FirmhandKY -> RE: Making the world a billion times better (4/13/2008 6:12:15 PM)
Quantum computing.

Alumbrado -> RE: Making the world a billion times better (4/13/2008 8:32:11 PM)
quote: ORIGINAL: DomKen The problem is, as anyone who pays attention to PC hardware has likely noticed, we've reached the limits of what can be done with existing technology. That is we have just about hit the maximum number of transistors per unit area of semiconductor and not conincendently we've reached the limits of processor speed. Without a fundamental theoretical breakthrough we're stuck doing small stuff like multiple processors which while they do improve performance do not result in the sort of yeast growth curves of processing power increase we've seen over the last 40 years or so. I'm actually kind of surprised Kurzweil isn't aware of this. http://www.kurzweilai.net/articles/art0134.html?printable=1 [8\|]

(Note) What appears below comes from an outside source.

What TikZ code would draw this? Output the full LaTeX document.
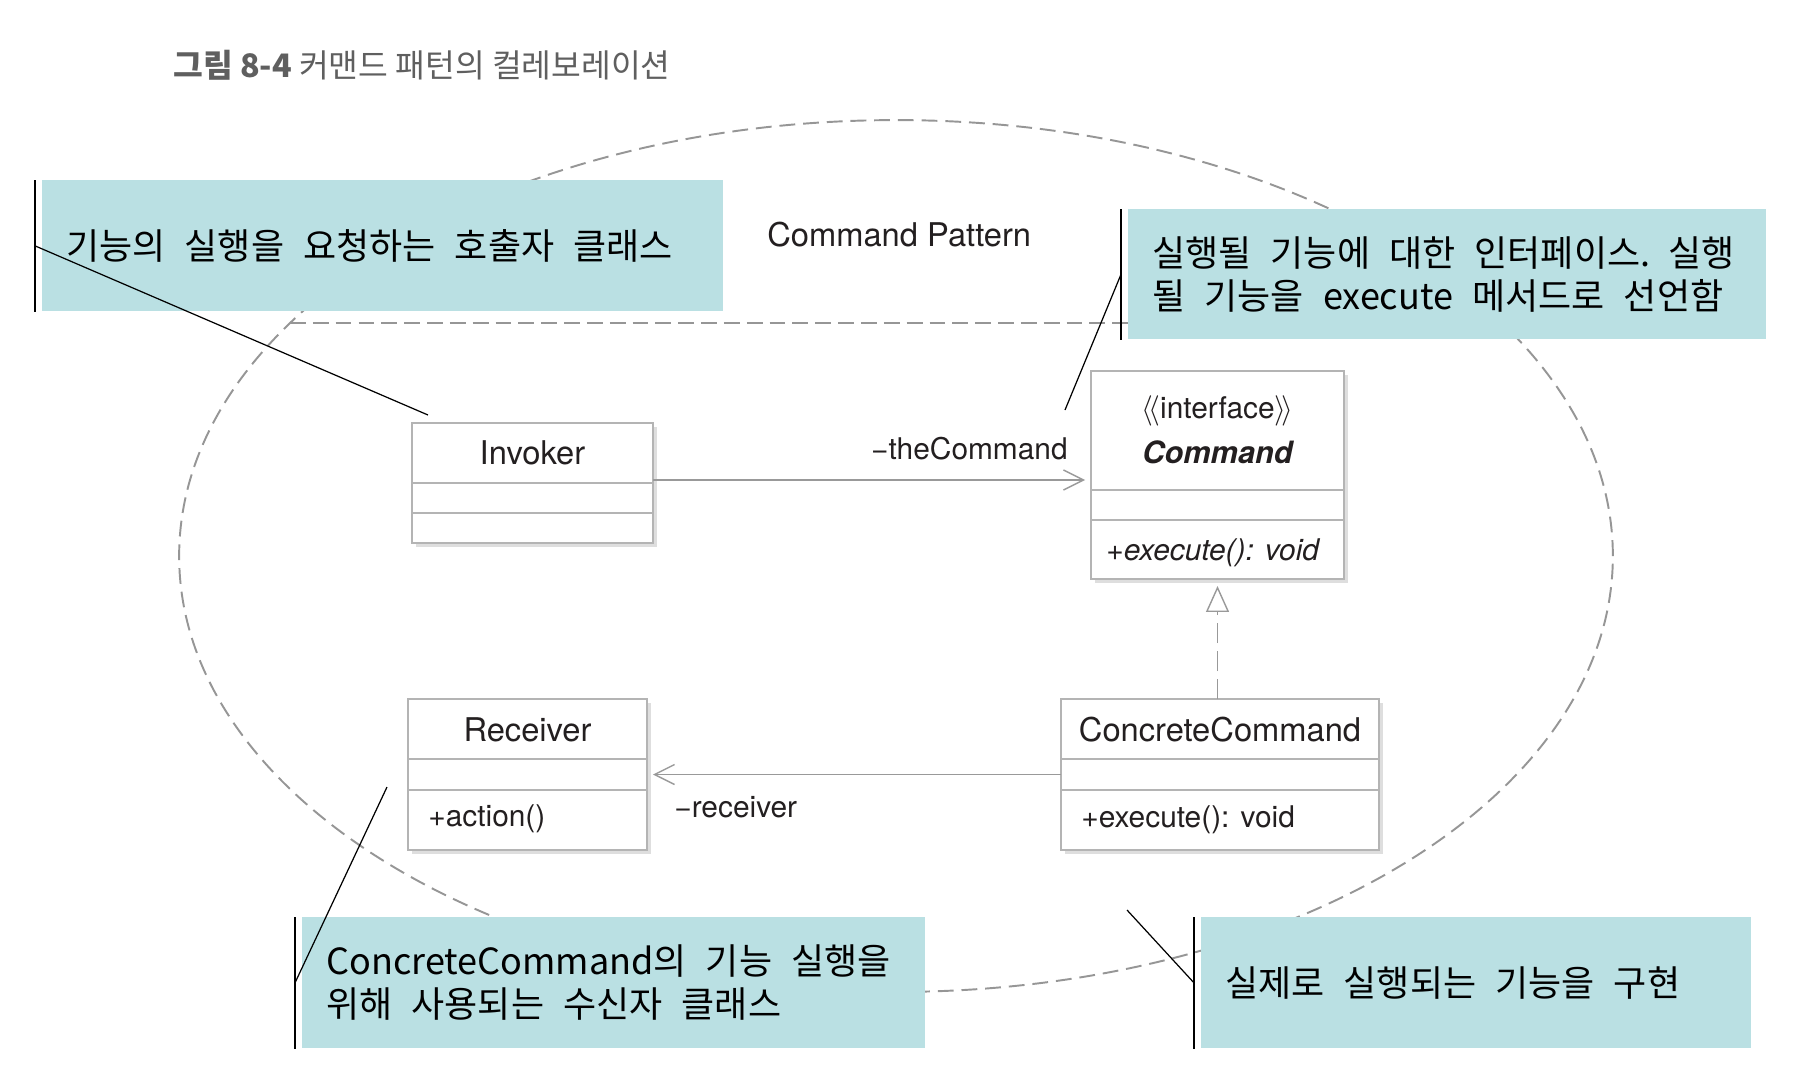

Sanity -> RE: Making the world a billion times better (4/13/2008 8:36:54 PM)
Welcome back, Alumbrado. Where have you been?

Alumbrado -> RE: Making the world a billion times better (4/13/2008 8:40:18 PM)
On tour. Be going back out for the summer festival circuit next week.

DomKen -> RE: Making the world a billion times better (4/13/2008 9:45:22 PM)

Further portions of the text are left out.